In a CT-controlled neurolysis and facet block, specific nerve bundles are switched off via targeted injection of suitable substances (alcohol and anesthesia) under CT monitoring for the purpose of pain therapy (for example in the case of certain spinal column illnesses) or to improve the peripheral arterial blood circulation. The interventional procedure is advantageously implemented in the prone position. If a prone position is not possible with a particular patient, a position must be selected that can be maintained for the entire duration of the procedure and that simultaneously allows the physician an easy access to the point of the body to be treated. As is the case before any procedure, possible risks of the treatment and the measurement of his blood values are explained to the patient. In a facet block procedure, pain treatment of the small zygoapophyseal joints (facets) in the spinal column ensues by injection of a locally effective anesthetic and triamcinolone (a relatively long-acting cortisone preparation) into the facet joints.
In a periradicular therapy (PRT), which (in the case of a herniated intervertabral disc) is in particular indicated as a pain therapy method for treatment of the nerve root exiting from the spinal canal of the spinal column between the lumbar vertebrae, a fine puncture needle is fed into the immediate proximity of the existing spinal cord nerves under local anesthesia and computer tomography imaging. There medicine containing a corticosteroid is then injected which should cause a decrease of the local tissue swelling and thus a “release” of clamped nerves.

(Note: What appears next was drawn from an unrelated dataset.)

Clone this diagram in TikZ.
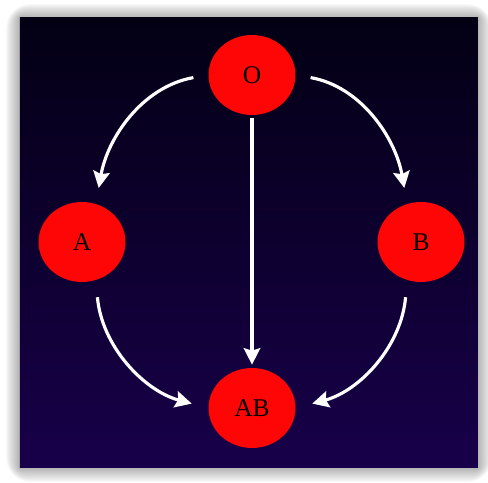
\documentclass[tikz,border=0pt]{standalone}
\usepackage{fontspec}
\setmainfont{Liberation Serif}
\usetikzlibrary{shapes.geometric,arrows.meta}
\definecolor{paneltop}{RGB}{3,0,20}
\definecolor{panelmid}{RGB}{20,0,64}
\definecolor{panelbot}{RGB}{24,0,74}
\definecolor{bloodred}{RGB}{255,6,6}

\begin{document}
\begin{tikzpicture}[
  x=0.02cm, y=-0.02cm,
  group/.style={ellipse, fill=bloodred, minimum width=1.74cm, minimum height=1.6cm,
                inner sep=0pt, text=black, font=\fontsize{14.5}{17}\selectfont},
  arrow/.style={-{Stealth[length=0.33cm,width=0.33cm,inset=0.05cm]}, white, line width=1.8pt}
]
  \useasboundingbox (0,0) rectangle (488,483);
  % soft shadow round the panel
  \foreach \i in {1,...,14}
    \fill[black, opacity=0.025, rounded corners=\i] (20-\i,18-\i) rectangle (478+\i,468+\i);
  \shade[top color=paneltop, middle color=panelmid, bottom color=panelbot] (20,18) rectangle (478,468);

  \node[group] (O)  at (252,75)  {O};
  \node[group] (A)  at (82,242)  {A};
  \node[group] (B)  at (421,242) {B};
  \node[group] (AB) at (252,408) {AB};

  \draw[arrow, shorten <=0.3cm, shorten >=0.32cm] (O.west) to[out=190, in=80] (A.70);
  \draw[arrow, shorten <=0.3cm, shorten >=0.32cm] (O.east) to[out=-10, in=100] (B.110);
  \draw[arrow, shorten <=0.06cm, shorten >=0.06cm] (O) -- (AB);
  \draw[arrow, shorten <=0.34cm, shorten >=0.34cm] (A.-70) to[out=-85, in=165] (AB.west);
  \draw[arrow, shorten <=0.34cm, shorten >=0.34cm] (B.-110) to[out=-95, in=15] (AB.east);
\end{tikzpicture}
\end{document}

In principle there are two possibilities for CT-assisted visual monitoring of a minimally-invasive intervention. The treating physician can generate an individual CT slice exposure (for example via actuation of a foot switch) without table feed in order to acquire a current projection representation of an organ or tissue region to be treated as well as image information with regard to the position of an inserted puncture needle, a probe or another medical instrument typically used for implementation of an interventional procedure. After generation of the exposure, it can occur that the considered CT slice plane shifts as a result of a body movement of the patient or due to inhalation or exhalation. The radiologist implementing the interventional procedure then has the possibility to monitor the position of the needle tip with the use of the aforementioned CT slice exposure in order to be able to alter the needle position without real-time image monitoring. The physician thus does not see the penetration and advancement of the puncture needle on a screen terminal in real time, but only when the physician generates the next CT slice exposure by re-actuation of a foot switch. In contrast to this, the second possibility is to generate images in a continuous sequence in CT fluoroscopy. The possibility of a real-time monitoring of therapeutic or diagnostic procedures thereby exists. Medical instruments inserted into a penetration point can thereby be continuously tracked on the monitor. The radiation exposure of both the radiologist and the patient, however, is problematically distinctly increased relative to the previously illustrated individual image acquisition.